Crunchy grain free tahini cookies sprinkled with chia seeds and drizzled with white chocolate.
Hello in 2017! The 2016 went so quickly but it was busy year for me. I managed to improve my food photography which I am very happy about that fact. I sold many invitations in my Etsy Shop and I also had a chance to fly to my home to Europe where I spent quality time with my family. I also had the opportunity to meet Canadian bloggers at my first blogging conference. Where I met people that bloggers the same passion as me and I ate great food.
In 2017 I just want to still work on my blog and post lots of party recipes. I would like to focus also on grain free, gluten free or just healthy recipes. I will also add more products to my Etsy Shop and maybe eventually have my own website with my designs. My plan is also to open a new website where I can help food bloggers by providing services to them like e-book design or social media graphic designs. The website is almost ready and it will be live soon!
What are your plans for 2017???
However, let’s talk about these grain free tahini cookies that I prepared recently. I remember halva dessert from my childhood that was made with tahini. It was very sweet dessert but I loved it! I just love tahini flavor. Therefore, once I bought tahini paste few weeks ago I knew I wanted to bake something with it. I decided to use it for my tahini cookies. I also used my buckwheat flour that I bought few months ago and I just simply forgot about it. The buckwheat flour has a nutty taste. Compliments perfectly the tahini flavor. I also substituted regular sugar for coconut sugar. I bake often with coconut sugar. I just simply like it.
The grain free tahini cookies were very soft once they came out from the oven. However, once they cooled off they became crunchy. I actually loved both ways …. soft and crunchy. If you prefer softer cookies just bake less time than it supposed to be. Just before baking I sprinkled with chia seeds. However, this is optional.
- 1 1/4 cup buckwheat flour
- 3/4 tsp. baking powder
- 1/2 cup unsalted butter, softened
- 1/2 cup coconut sugar
- 1/2 cup tahini paste
- 1 egg
- chia seeds
- white chocolate, melted
- Preheat oven to 350 F. Prepare baking sheet with parchment paper.

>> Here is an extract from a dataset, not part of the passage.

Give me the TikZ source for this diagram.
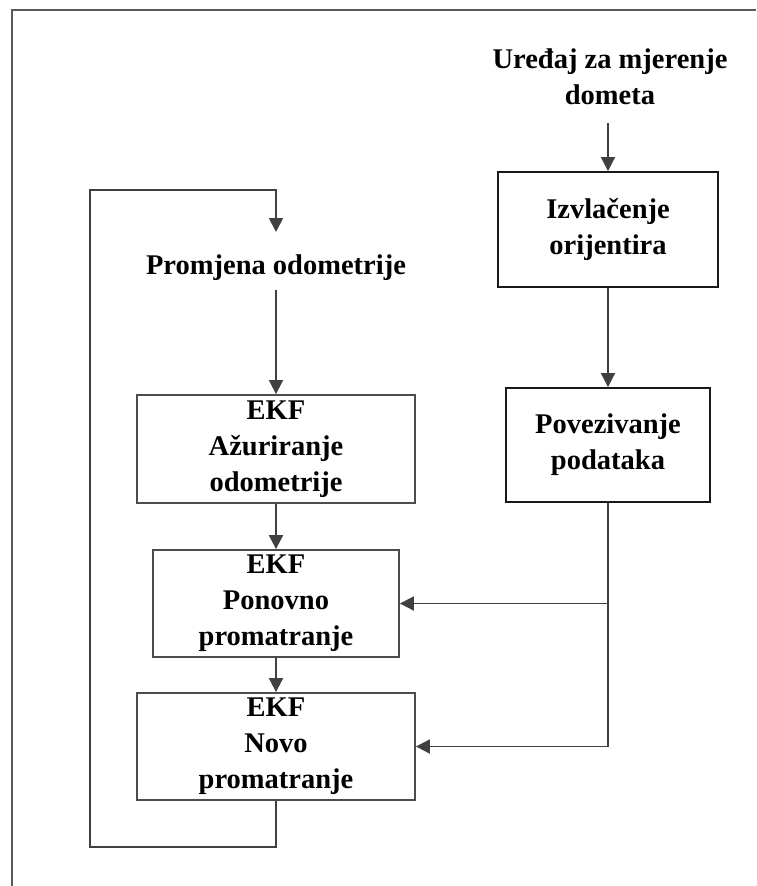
\documentclass[tikz,border=0pt]{standalone}
\usepackage{fontspec}
\setmainfont{Liberation Serif}
\usetikzlibrary{arrows.meta}
\begin{document}
\begin{tikzpicture}[x=1pt,y=-1pt,
  txt/.style={font=\fontsize{28.5}{36}\selectfont\bfseries, align=center, inner sep=0pt},
  ekfbox/.style={txt, draw=black!70, line width=1.8pt},
  rbox/.style={txt, draw=black!90, line width=1.8pt},
  conn/.style={draw=black!75, line width=1.8pt},
  arr/.style={conn, -{Triangle[length=14pt,width=14pt]}}]
\useasboundingbox (0,0) rectangle (756,886);
\draw[draw=black!65, line width=1.8pt] (12,886) -- (12,10) -- (756,10);

\node[txt] (prom) at (276,268) {Promjena odometrije};
\node[txt] (ured) at (610,77) {Uređaj za mjerenje\\dometa};

\node[ekfbox, minimum width=278pt, minimum height=108pt] (b1) at (276,449) {EKF\\Ažuriranje\\odometrije};
\node[ekfbox, minimum width=246pt, minimum height=107pt] (b2) at (276,603.5) {EKF\\Ponovno\\promatranje};
\node[ekfbox, minimum width=278pt, minimum height=107pt] (b3) at (276,746.5) {EKF\\Novo\\promatranje};

\node[rbox, minimum width=220pt, minimum height=115pt] (izv) at (608,229.5) {Izvlačenje\\orijentira};
\node[rbox, minimum width=204pt, minimum height=114pt] (pov) at (608,445) {Povezivanje\\podataka};

\coordinate (lb) at (90,847);
\coordinate (rt) at (276,190);
\coordinate (at) at (276,232);
\coordinate (ps) at (276,290);
\coordinate (us) at (608,123);

\draw[arr] (b3.south) |- (lb) |- (rt) -- (at);
\draw[arr] (ps) -- (b1.north);
\draw[arr] (b1.south) -- (b2.north);
\draw[arr] (b2.south) -- (b3.north);
\draw[arr] (us) -- (izv.north);
\draw[arr] (izv.south) -- (pov.north);
\draw[arr] (pov.south) |- (b2.east);
\draw[arr] (pov.south) |- (b3.east);
\end{tikzpicture}
\end{document}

- In a medium bowl combine buckwheat flour with baking powder. Set aside.
- In another bowl beat butter with coconut sugar until smooth and fluffy using electric mixer, add tahini and mix, add egg. Mix all ingredients until incorporated well.
- Add dry ingredients to wet and mix with electric mixer until all ingredients will combine well.
- Using ice cream scoop make about 15 - 19 balls. Flatten with fork or knife. (Optional) Sprinkle with chia seeds.
- Bake for 12 - 15 minutes. Remove from oven and cool off completely. Drizzle with white chocolate if desired but not necessary.